Interview with "Brothers & Sisters" Matthew Rhys

AE: I follow the show pretty closely and I have a lot of favorite scenes. One of them for me was, early on, you were in a hotel room with Sally Field's character, and you flipped on gay hotel porn, and she was in there and you passed it off as a meerkat documentary.
MR: [Laughs.]

AE: I thought that was a hilarious scene. Are there any particular Brothers & Sisters scenes that stand out to you as personal favorites?
MR: Yes, that one was because we shot it quite a few times, and we had so many different endings. Sally would say so many different things. It's always a shame that, you know …

AE: You could only air the one take.
MR: Yeah, when there's like four or five different ones, and they're all so funny.

AE: Was she [Sally Field] ad-libbing?
MR: Absolutely!

AE: So does a lot of ad-libbing get into the show?
MR: What tends to happen is that at the end of a scene, if they're still rolling, then it does tend to kick off. And in scenes like that, where the end is slightly witty, then there's a lot of ad-libbing. Also there was the one scene where we went into the desert and stayed at the army base with all the soldiers in the bar, and the soldier comes up to me in the bar. That was one where we shot it four or five different ways.

AE: That was a great scene, too. So, one thing I'm really impressed with is how you manage to completely suppress your native Welsh accent. How hard is that for you? Do you work with a dialect coach on the show or do you pretty much have the accent down pat now?
MR: No, no, I still have to put the hours in on the accent. It still manages to flip me and throw me. But we get a dialect coach that puts all our words down on a CD for us, so I'm continually working on it. It's the rhythm and the cadence and the intonation rather than the actual sound that is always tripping me up. And the emphasis on all the wrong words that make you stick out sometimes.

AE: The show really seems to have a political edge to it, with Calista Flockhart's character being a conservative political pundit. Were you into politics before you joined the show, and did your involvement in Brothers & Sisters make you want to get more involved?
MR: Obviously not with American politics. But I was very happy when I read the pilot and subsequent episodes where they do put in thought-provoking scenes or statements.

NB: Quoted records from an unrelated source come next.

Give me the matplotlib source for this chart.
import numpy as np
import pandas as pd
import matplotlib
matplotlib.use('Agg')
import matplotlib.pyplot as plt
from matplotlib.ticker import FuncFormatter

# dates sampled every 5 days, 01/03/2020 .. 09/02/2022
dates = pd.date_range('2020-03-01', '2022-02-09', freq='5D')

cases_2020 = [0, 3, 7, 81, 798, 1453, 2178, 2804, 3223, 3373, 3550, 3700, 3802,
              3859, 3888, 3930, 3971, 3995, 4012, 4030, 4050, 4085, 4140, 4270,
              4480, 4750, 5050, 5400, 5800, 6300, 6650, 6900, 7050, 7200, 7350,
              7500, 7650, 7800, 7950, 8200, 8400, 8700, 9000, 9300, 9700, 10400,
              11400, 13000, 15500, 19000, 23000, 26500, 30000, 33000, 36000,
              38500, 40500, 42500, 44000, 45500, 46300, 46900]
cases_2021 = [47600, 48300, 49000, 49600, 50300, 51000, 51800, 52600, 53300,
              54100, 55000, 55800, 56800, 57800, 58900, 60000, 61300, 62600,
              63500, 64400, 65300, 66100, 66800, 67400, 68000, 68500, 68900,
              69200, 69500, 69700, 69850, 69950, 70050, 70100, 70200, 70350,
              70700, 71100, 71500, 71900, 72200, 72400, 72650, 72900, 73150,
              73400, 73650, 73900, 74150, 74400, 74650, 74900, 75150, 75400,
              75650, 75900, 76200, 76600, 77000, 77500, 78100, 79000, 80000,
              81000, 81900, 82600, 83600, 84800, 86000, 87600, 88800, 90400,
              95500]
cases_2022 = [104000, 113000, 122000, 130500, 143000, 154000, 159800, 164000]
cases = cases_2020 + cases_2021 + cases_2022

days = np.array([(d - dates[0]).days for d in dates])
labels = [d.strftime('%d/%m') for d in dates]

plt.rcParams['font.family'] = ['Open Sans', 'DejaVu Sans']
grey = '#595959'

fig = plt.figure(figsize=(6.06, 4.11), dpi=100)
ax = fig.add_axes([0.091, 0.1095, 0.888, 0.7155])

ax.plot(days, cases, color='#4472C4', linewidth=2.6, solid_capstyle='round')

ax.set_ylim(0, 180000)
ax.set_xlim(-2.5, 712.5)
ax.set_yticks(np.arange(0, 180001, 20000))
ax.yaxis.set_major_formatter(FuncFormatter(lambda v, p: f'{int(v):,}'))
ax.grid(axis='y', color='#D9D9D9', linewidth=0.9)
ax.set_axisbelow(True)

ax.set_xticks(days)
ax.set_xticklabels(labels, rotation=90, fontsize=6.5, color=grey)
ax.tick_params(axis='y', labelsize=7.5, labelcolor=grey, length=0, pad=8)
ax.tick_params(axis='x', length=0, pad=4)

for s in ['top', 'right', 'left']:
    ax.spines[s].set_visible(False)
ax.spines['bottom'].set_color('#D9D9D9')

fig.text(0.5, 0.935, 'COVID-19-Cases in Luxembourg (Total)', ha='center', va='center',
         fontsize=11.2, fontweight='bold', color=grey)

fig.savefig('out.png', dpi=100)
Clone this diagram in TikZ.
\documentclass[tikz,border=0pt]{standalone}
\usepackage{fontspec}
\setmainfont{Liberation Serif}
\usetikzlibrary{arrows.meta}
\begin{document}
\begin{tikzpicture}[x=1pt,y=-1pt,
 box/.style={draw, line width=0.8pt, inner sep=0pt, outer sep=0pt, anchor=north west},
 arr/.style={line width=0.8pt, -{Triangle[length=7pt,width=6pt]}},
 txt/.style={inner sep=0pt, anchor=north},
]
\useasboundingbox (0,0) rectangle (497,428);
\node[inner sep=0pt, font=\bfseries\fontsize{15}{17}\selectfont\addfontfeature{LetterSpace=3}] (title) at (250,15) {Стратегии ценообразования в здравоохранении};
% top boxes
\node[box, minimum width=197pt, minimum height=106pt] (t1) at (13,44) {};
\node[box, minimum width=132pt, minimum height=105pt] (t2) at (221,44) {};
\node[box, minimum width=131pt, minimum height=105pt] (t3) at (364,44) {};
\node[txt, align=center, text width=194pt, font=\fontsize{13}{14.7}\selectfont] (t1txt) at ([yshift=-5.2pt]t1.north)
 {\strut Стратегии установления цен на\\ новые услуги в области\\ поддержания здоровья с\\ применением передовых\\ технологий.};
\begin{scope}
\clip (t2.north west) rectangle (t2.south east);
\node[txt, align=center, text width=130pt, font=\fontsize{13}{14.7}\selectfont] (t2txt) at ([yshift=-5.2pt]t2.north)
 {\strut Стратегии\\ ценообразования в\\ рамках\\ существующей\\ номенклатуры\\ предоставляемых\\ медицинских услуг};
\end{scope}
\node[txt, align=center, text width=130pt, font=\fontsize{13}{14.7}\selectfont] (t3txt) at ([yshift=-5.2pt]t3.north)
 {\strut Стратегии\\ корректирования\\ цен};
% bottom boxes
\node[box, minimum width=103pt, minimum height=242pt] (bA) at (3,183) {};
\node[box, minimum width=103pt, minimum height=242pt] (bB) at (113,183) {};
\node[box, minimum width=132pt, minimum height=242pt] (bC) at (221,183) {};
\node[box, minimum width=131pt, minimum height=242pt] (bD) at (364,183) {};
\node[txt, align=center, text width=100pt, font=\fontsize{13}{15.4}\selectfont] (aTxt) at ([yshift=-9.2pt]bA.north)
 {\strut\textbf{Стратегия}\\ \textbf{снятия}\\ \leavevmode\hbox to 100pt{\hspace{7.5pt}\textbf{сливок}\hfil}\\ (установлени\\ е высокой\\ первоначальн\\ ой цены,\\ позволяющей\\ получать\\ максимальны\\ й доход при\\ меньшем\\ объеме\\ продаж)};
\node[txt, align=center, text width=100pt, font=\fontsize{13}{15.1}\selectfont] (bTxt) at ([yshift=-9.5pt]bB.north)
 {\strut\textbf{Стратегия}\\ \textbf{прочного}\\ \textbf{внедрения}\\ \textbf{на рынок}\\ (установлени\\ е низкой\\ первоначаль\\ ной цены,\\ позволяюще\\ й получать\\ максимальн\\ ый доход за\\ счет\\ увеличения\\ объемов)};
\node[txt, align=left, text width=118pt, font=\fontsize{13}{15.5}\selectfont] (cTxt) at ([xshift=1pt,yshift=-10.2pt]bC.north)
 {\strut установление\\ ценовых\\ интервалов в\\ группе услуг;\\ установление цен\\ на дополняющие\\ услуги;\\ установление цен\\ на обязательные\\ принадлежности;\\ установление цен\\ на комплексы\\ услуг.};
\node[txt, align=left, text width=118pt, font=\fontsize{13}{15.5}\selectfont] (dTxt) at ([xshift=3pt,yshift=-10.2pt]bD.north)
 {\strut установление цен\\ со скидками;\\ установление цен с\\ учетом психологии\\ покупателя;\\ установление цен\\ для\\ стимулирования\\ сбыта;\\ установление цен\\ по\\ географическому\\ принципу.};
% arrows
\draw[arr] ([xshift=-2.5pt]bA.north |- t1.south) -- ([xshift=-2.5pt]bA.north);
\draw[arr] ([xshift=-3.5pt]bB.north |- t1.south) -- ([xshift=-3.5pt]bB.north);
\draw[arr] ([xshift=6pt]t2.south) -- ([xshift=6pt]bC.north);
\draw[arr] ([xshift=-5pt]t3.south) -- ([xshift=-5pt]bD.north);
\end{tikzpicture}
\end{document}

AE: Yeah, I thought they handled the whole Iraq thing really well, having Kitty [Calista Flockhart] being the voice of Middle America in a way and forced to rethink that whole thing [the Iraq War]. I was wondering if that was where they were going with the issue of gay marriage and, you know, watching maybe her perception of that issue change over the course of a story arc. Not to put you on the spot, but what's your take on the issue of gay marriage?
MR: You know, I don't see it as a problem. Nor should it be an issue, really.